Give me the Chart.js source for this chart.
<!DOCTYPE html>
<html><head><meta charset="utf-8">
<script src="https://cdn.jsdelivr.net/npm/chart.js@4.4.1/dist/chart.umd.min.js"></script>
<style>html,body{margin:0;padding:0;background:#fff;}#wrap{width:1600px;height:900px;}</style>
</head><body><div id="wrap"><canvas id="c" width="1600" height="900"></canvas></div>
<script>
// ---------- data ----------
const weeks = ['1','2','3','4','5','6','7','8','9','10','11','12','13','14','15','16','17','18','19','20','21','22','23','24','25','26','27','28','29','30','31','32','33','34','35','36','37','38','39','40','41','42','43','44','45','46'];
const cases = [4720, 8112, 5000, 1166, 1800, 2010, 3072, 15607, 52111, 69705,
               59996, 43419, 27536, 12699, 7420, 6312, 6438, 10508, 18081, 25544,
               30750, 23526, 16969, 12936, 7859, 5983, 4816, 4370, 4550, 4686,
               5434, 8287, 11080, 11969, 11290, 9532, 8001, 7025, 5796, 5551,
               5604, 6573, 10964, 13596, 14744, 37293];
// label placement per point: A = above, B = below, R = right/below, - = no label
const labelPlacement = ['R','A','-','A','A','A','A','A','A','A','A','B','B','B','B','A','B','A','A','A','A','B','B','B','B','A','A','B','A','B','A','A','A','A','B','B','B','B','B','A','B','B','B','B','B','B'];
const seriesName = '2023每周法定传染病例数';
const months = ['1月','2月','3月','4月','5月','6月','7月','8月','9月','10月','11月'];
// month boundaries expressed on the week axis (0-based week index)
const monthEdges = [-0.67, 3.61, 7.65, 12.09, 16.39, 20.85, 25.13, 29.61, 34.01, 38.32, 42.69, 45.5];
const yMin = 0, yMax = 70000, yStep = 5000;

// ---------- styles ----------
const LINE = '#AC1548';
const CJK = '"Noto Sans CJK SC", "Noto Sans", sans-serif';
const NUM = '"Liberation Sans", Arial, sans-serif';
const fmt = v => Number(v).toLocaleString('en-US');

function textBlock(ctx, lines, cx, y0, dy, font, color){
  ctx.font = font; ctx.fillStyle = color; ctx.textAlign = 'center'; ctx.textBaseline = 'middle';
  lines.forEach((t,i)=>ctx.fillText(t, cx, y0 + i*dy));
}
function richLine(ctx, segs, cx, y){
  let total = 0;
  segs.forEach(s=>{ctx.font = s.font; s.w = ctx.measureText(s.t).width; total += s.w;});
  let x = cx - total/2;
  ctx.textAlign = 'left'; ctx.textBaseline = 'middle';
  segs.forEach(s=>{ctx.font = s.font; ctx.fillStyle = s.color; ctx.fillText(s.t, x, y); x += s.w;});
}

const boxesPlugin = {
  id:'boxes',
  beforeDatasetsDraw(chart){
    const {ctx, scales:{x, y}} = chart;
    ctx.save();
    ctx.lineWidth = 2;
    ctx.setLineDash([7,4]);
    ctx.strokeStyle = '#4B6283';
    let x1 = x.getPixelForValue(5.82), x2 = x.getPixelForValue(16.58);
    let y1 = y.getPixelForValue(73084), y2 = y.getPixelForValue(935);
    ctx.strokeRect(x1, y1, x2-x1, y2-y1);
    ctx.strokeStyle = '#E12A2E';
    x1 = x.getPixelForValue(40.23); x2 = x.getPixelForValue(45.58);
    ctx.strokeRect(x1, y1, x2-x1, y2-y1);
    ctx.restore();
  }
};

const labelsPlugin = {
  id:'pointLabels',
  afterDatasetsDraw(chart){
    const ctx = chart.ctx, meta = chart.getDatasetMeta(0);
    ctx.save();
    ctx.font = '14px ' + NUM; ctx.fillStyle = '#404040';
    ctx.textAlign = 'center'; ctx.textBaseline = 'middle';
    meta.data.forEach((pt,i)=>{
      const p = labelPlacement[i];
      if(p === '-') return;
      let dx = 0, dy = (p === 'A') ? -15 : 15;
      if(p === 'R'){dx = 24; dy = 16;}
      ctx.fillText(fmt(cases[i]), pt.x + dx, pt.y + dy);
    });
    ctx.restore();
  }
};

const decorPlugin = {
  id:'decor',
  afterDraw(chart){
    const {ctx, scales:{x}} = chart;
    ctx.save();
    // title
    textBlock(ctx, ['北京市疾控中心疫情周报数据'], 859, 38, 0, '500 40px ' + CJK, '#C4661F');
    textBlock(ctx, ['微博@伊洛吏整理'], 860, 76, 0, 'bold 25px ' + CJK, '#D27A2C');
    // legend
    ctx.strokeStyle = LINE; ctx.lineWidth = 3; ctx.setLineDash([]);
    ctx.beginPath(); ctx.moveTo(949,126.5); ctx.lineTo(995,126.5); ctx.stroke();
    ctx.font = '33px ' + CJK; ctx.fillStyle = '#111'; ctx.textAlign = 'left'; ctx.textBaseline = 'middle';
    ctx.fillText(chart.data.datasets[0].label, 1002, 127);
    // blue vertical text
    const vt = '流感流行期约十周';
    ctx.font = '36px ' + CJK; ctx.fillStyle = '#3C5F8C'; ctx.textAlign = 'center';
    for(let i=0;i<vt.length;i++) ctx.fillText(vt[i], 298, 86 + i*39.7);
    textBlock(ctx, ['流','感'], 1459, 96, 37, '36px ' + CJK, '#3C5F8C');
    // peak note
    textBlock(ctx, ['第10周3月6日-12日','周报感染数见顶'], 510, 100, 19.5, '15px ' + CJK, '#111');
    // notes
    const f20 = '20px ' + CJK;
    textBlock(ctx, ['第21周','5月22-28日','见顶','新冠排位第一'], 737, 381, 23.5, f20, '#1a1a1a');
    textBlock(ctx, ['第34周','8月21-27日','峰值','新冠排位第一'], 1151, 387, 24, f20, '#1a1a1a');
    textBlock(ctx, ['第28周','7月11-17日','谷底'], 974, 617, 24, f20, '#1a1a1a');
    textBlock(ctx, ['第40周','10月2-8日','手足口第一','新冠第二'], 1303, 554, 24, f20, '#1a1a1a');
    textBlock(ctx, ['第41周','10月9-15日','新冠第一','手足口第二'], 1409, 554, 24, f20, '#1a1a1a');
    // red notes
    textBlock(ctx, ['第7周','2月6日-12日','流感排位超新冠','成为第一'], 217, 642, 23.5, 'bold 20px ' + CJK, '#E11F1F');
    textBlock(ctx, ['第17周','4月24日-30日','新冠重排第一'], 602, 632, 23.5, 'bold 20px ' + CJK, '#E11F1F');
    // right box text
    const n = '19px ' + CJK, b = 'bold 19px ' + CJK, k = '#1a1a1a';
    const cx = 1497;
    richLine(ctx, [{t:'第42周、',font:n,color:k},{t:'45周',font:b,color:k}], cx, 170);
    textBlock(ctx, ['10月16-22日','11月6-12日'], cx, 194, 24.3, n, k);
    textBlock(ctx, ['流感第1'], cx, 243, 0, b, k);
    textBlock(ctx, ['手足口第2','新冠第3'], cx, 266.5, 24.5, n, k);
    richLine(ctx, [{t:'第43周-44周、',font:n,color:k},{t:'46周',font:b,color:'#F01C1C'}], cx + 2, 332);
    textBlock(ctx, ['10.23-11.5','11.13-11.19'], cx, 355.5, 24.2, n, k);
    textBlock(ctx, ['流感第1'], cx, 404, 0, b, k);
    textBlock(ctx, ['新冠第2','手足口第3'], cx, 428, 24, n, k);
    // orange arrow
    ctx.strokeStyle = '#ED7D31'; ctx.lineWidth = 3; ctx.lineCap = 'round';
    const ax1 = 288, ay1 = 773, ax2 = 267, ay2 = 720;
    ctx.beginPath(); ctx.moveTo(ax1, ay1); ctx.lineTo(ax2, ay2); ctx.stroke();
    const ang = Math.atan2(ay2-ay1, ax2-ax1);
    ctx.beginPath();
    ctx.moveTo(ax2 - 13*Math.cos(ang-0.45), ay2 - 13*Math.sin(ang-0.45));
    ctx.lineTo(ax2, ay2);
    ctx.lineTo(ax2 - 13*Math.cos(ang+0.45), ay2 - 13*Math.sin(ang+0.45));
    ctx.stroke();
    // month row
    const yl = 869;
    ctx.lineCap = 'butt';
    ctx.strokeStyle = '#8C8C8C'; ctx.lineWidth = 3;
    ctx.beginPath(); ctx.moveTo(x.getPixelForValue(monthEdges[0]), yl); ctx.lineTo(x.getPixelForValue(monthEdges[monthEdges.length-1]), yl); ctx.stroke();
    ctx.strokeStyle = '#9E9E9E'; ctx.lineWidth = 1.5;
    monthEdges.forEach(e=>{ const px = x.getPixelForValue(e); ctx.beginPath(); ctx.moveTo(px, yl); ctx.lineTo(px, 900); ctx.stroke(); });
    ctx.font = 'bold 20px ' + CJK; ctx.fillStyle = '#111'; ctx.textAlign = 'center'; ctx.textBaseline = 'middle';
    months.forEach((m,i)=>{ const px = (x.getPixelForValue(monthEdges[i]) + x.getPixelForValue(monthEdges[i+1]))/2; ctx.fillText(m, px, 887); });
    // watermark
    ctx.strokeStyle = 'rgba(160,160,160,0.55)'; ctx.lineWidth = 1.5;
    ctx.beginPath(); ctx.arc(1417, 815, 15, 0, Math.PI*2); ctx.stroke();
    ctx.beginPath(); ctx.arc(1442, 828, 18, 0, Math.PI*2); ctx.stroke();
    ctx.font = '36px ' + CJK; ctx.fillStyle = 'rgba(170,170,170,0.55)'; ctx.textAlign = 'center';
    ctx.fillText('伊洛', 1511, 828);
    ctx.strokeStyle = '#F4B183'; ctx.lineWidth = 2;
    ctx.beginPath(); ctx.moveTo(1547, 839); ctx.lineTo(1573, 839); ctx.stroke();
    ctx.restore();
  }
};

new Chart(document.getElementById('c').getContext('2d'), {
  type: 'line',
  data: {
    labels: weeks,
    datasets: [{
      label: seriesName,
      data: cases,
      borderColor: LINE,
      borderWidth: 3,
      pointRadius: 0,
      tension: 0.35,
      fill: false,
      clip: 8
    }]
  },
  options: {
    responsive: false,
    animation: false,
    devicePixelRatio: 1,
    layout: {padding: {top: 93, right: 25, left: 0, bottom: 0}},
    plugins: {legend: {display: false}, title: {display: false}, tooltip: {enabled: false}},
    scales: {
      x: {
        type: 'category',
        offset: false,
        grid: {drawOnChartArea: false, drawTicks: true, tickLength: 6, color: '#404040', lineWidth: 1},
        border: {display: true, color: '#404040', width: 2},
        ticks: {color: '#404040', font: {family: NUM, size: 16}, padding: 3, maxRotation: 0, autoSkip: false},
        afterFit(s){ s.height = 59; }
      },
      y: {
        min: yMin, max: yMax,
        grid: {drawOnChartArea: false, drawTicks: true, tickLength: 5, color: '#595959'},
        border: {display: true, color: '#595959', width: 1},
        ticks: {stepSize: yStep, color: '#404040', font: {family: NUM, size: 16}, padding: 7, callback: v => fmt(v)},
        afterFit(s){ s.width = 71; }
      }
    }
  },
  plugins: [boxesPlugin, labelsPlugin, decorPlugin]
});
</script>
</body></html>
------------------------------------------------------------------------
*Written request*. Using the data above, restate word for word the lines from its opening line through the line that contains "const fmt = v", and no more.

*Response below*.
Give me the Chart.js source for this chart.
<!DOCTYPE html>
<html><head><meta charset="utf-8">
<script src="https://cdn.jsdelivr.net/npm/chart.js@4.4.1/dist/chart.umd.min.js"></script>
<style>html,body{margin:0;padding:0;background:#fff;}#wrap{width:1600px;height:900px;}</style>
</head><body><div id="wrap"><canvas id="c" width="1600" height="900"></canvas></div>
<script>
// ---------- data ----------
const weeks = ['1','2','3','4','5','6','7','8','9','10','11','12','13','14','15','16','17','18','19','20','21','22','23','24','25','26','27','28','29','30','31','32','33','34','35','36','37','38','39','40','41','42','43','44','45','46'];
const cases = [4720, 8112, 5000, 1166, 1800, 2010, 3072, 15607, 52111, 69705,
               59996, 43419, 27536, 12699, 7420, 6312, 6438, 10508, 18081, 25544,
               30750, 23526, 16969, 12936, 7859, 5983, 4816, 4370, 4550, 4686,
               5434, 8287, 11080, 11969, 11290, 9532, 8001, 7025, 5796, 5551,
               5604, 6573, 10964, 13596, 14744, 37293];
// label placement per point: A = above, B = below, R = right/below, - = no label
const labelPlacement = ['R','A','-','A','A','A','A','A','A','A','A','B','B','B','B','A','B','A','A','A','A','B','B','B','B','A','A','B','A','B','A','A','A','A','B','B','B','B','B','A','B','B','B','B','B','B'];
const seriesName = '2023每周法定传染病例数';
const months = ['1月','2月','3月','4月','5月','6月','7月','8月','9月','10月','11月'];
// month boundaries expressed on the week axis (0-based week index)
const monthEdges = [-0.67, 3.61, 7.65, 12.09, 16.39, 20.85, 25.13, 29.61, 34.01, 38.32, 42.69, 45.5];
const yMin = 0, yMax = 70000, yStep = 5000;

// ---------- styles ----------
const LINE = '#AC1548';
const CJK = '"Noto Sans CJK SC", "Noto Sans", sans-serif';
const NUM = '"Liberation Sans", Arial, sans-serif';
const fmt = v => Number(v).toLocaleString('en-US');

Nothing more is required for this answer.